§ What to produce
Do not include the pictures; repeat the rest of the data exactly.

* begin *

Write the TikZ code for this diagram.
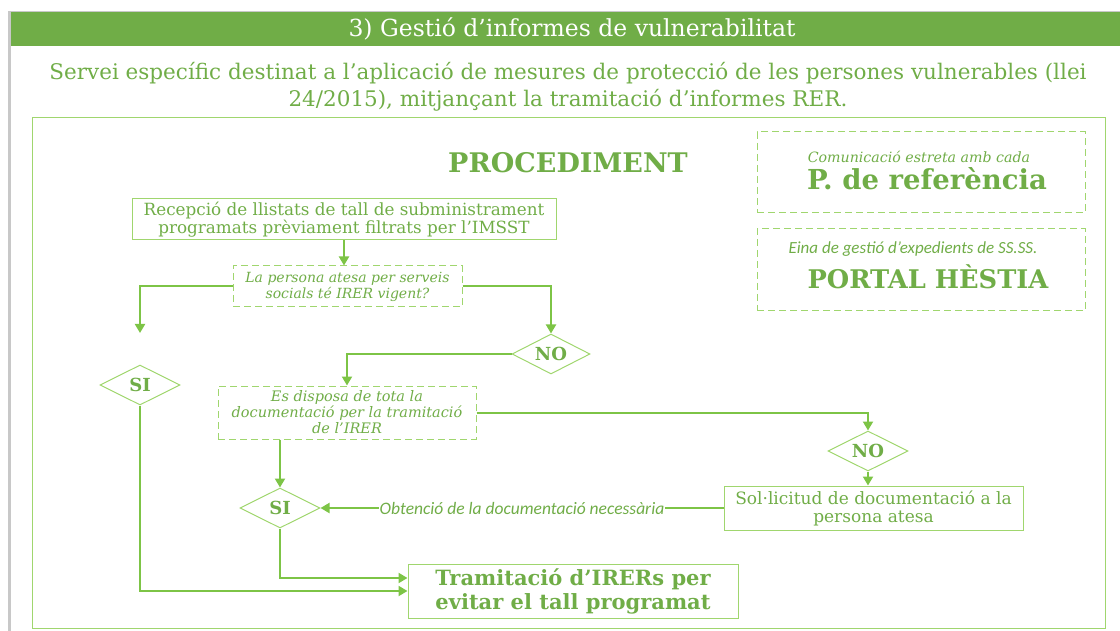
\documentclass[tikz,border=0pt]{standalone}
\usepackage{fontspec}
\setmainfont{DejaVu Serif}
\newfontfamily\calibrifont{Carlito}
\usetikzlibrary{shapes.geometric,arrows.meta}
\definecolor{bargreen}{RGB}{112,173,71}
\definecolor{linegreen}{RGB}{125,196,70}
\definecolor{boxgreen}{RGB}{160,214,110}
\definecolor{edgegray}{RGB}{200,200,200}

\begin{document}
\begin{tikzpicture}
[every node/.style={inner sep=0pt, text=bargreen, align=center},
 box/.style={rectangle, draw=boxgreen, line width=1pt},
 qbox/.style={rectangle, draw=boxgreen, line width=1pt, dash pattern=on 7pt off 4pt},
 choice/.style={diamond, aspect=2, draw=boxgreen, line width=1pt, minimum width=80pt, minimum height=40pt, font=\bfseries\fontsize{18}{18}\selectfont},
 link/.style={line width=2pt, color=linegreen, -{Triangle[width=10pt,length=9pt]}}]
\useasboundingbox (0pt, 0pt) rectangle (1120pt, -631pt);
\draw [line width=3pt, color=edgegray] (9pt, -11pt) -- (9pt, -631pt);
\draw [line width=0.8pt, color=edgegray] (9pt, -11pt) -- (1120pt, -11pt);
\fill [bargreen] (11pt, -12pt) rectangle (1120pt, -46pt);
\draw [line width=1pt, color=boxgreen] (32pt, -118pt) rectangle (1105pt, -628pt);
\node (10) [text=white, font=\fontsize{23.5}{26}\selectfont] at (572pt, -29pt) {3) Gestió d’informes de vulnerabilitat};
\node (11) [font=\fontsize{21.5}{27}\selectfont] at (568pt, -87pt) {Servei específic destinat a l’aplicació de mesures de protecció de les persones vulnerables (llei\\24/2015), mitjançant la tramitació d’informes RER.};
\node (12) [font=\bfseries\fontsize{27}{27}\selectfont] at (568pt, -163pt) {PROCEDIMENT};
\node (13) [qbox, minimum width=328pt, minimum height=81pt] at (921pt, -172.5pt) {};
\node (14) [font=\itshape\fontsize{14.2}{16}\selectfont] at (919pt, -157pt) {Comunicació estreta amb cada};
\node (15) [font=\bfseries\fontsize{27.5}{29}\selectfont] at (927pt, -179pt) {P. de referència};
\node (16) [qbox, minimum width=328pt, minimum height=82pt] at (921pt, -270pt) {};
\node (17) [font=\calibrifont\itshape\fontsize{17}{19}\selectfont] at (913pt, -249pt) {Eina de gestió d’expedients de SS.SS.};
\node (18) [font=\bfseries\fontsize{25.7}{28}\selectfont] at (928pt, -277pt) {PORTAL HÈSTIA};
\node (1) [box, minimum width=424pt, minimum height=41pt, font=\fontsize{16.8}{16.5}\selectfont] at (344pt, -219.5pt) {Recepció de llistats de tall de subministrament\\programats prèviament filtrats per l’IMSST};
\node (2) [qbox, minimum width=229pt, minimum height=41pt, font=\itshape\fontsize{14}{16}\selectfont] at (347.5pt, -286.5pt) {La persona atesa per serveis\\socials té IRER vigent?};
\node (3) [choice] at (140pt, -385pt) {SI};
\node (4) [choice, minimum width=78pt] at (551pt, -354pt) {NO};
\node (5) [qbox, minimum width=258pt, minimum height=53pt, font=\itshape\fontsize{14.5}{16}\selectfont] at (347pt, -412.5pt) {Es disposa de tota la\\documentació per la tramitació\\de l’IRER};
\node (6) [choice] at (868pt, -451pt) {NO};
\node (7) [box, minimum width=299pt, minimum height=44pt, font=\fontsize{17}{18}\selectfont] at (873.5pt, -508pt) {Sol·licitud de documentació a la\\persona atesa};
\node (8) [choice] at (280pt, -508pt) {SI};
\node (9) [box, minimum width=330pt, minimum height=54pt, font=\bfseries\fontsize{21}{24}\selectfont] at (573pt, -591pt) {Tramitació d’IRERs per\\evitar el tall programat};
\coordinate (3a) at (140pt, -333pt);
\draw [link] (1.south) -- (1.south |- 2.north);
\draw [link] (2.west) -| (3a);
\draw [link] (2.east) -| (4.north);
\draw [link] (4.west) -| (5.north);
\draw [link] (5.east) -| (6.north);
\draw [link] (6.south) -- (6.south |- 7.north);
\draw [link] (7.west) -- node [fill=white, inner xsep=1pt, font=\calibrifont\itshape\fontsize{17.5}{19}\selectfont] {Obtenció de la documentació necessària} (8.east);
\draw [link] (8.north |- 5.south) -- (8.north);
\draw [link] (8.south) |- ([yshift=13pt]9.west);
\draw [link] (3.south) |- (9.west);
\end{tikzpicture}
\end{document}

* end *

§ Exercise answer
Write the TikZ code for this diagram.
\documentclass[tikz,border=0pt]{standalone}
\usepackage{fontspec}
\setmainfont{DejaVu Serif}
\newfontfamily\calibrifont{Carlito}
\usetikzlibrary{shapes.geometric,arrows.meta}
\definecolor{bargreen}{RGB}{112,173,71}
\definecolor{linegreen}{RGB}{125,196,70}
\definecolor{boxgreen}{RGB}{160,214,110}
\definecolor{edgegray}{RGB}{200,200,200}

\begin{document}
\begin{tikzpicture}
[every node/.style={inner sep=0pt, text=bargreen, align=center},
 box/.style={rectangle, draw=boxgreen, line width=1pt},
 qbox/.style={rectangle, draw=boxgreen, line width=1pt, dash pattern=on 7pt off 4pt},
 choice/.style={diamond, aspect=2, draw=boxgreen, line width=1pt, minimum width=80pt, minimum height=40pt, font=\bfseries\fontsize{18}{18}\selectfont},
 link/.style={line width=2pt, color=linegreen, -{Triangle[width=10pt,length=9pt]}}]
\useasboundingbox (0pt, 0pt) rectangle (1120pt, -631pt);
\draw [line width=3pt, color=edgegray] (9pt, -11pt) -- (9pt, -631pt);
\draw [line width=0.8pt, color=edgegray] (9pt, -11pt) -- (1120pt, -11pt);
\fill [bargreen] (11pt, -12pt) rectangle (1120pt, -46pt);
\draw [line width=1pt, color=boxgreen] (32pt, -118pt) rectangle (1105pt, -628pt);
\node (10) [text=white, font=\fontsize{23.5}{26}\selectfont] at (572pt, -29pt) {3) Gestió d’informes de vulnerabilitat};
\node (11) [font=\fontsize{21.5}{27}\selectfont] at (568pt, -87pt) {Servei específic destinat a l’aplicació de mesures de protecció de les persones vulnerables (llei\\24/2015), mitjançant la tramitació d’informes RER.};
\node (12) [font=\bfseries\fontsize{27}{27}\selectfont] at (568pt, -163pt) {PROCEDIMENT};
\node (13) [qbox, minimum width=328pt, minimum height=81pt] at (921pt, -172.5pt) {};
\node (14) [font=\itshape\fontsize{14.2}{16}\selectfont] at (919pt, -157pt) {Comunicació estreta amb cada};
\node (15) [font=\bfseries\fontsize{27.5}{29}\selectfont] at (927pt, -179pt) {P. de referència};
\node (16) [qbox, minimum width=328pt, minimum height=82pt] at (921pt, -270pt) {};
\node (17) [font=\calibrifont\itshape\fontsize{17}{19}\selectfont] at (913pt, -249pt) {Eina de gestió d’expedients de SS.SS.};
\node (18) [font=\bfseries\fontsize{25.7}{28}\selectfont] at (928pt, -277pt) {PORTAL HÈSTIA};
\node (1) [box, minimum width=424pt, minimum height=41pt, font=\fontsize{16.8}{16.5}\selectfont] at (344pt, -219.5pt) {Recepció de llistats de tall de subministrament\\programats prèviament filtrats per l’IMSST};
\node (2) [qbox, minimum width=229pt, minimum height=41pt, font=\itshape\fontsize{14}{16}\selectfont] at (347.5pt, -286.5pt) {La persona atesa per serveis\\socials té IRER vigent?};
\node (3) [choice] at (140pt, -385pt) {SI};
\node (4) [choice, minimum width=78pt] at (551pt, -354pt) {NO};
\node (5) [qbox, minimum width=258pt, minimum height=53pt, font=\itshape\fontsize{14.5}{16}\selectfont] at (347pt, -412.5pt) {Es disposa de tota la\\documentació per la tramitació\\de l’IRER};
\node (6) [choice] at (868pt, -451pt) {NO};
\node (7) [box, minimum width=299pt, minimum height=44pt, font=\fontsize{17}{18}\selectfont] at (873.5pt, -508pt) {Sol·licitud de documentació a la\\persona atesa};
\node (8) [choice] at (280pt, -508pt) {SI};
\node (9) [box, minimum width=330pt, minimum height=54pt, font=\bfseries\fontsize{21}{24}\selectfont] at (573pt, -591pt) {Tramitació d’IRERs per\\evitar el tall programat};
\coordinate (3a) at (140pt, -333pt);
\draw [link] (1.south) -- (1.south |- 2.north);
\draw [link] (2.west) -| (3a);
\draw [link] (2.east) -| (4.north);
\draw [link] (4.west) -| (5.north);
\draw [link] (5.east) -| (6.north);
\draw [link] (6.south) -- (6.south |- 7.north);
\draw [link] (7.west) -- node [fill=white, inner xsep=1pt, font=\calibrifont\itshape\fontsize{17.5}{19}\selectfont] {Obtenció de la documentació necessària} (8.east);
\draw [link] (8.north |- 5.south) -- (8.north);
\draw [link] (8.south) |- ([yshift=13pt]9.west);
\draw [link] (3.south) |- (9.west);
\end{tikzpicture}
\end{document}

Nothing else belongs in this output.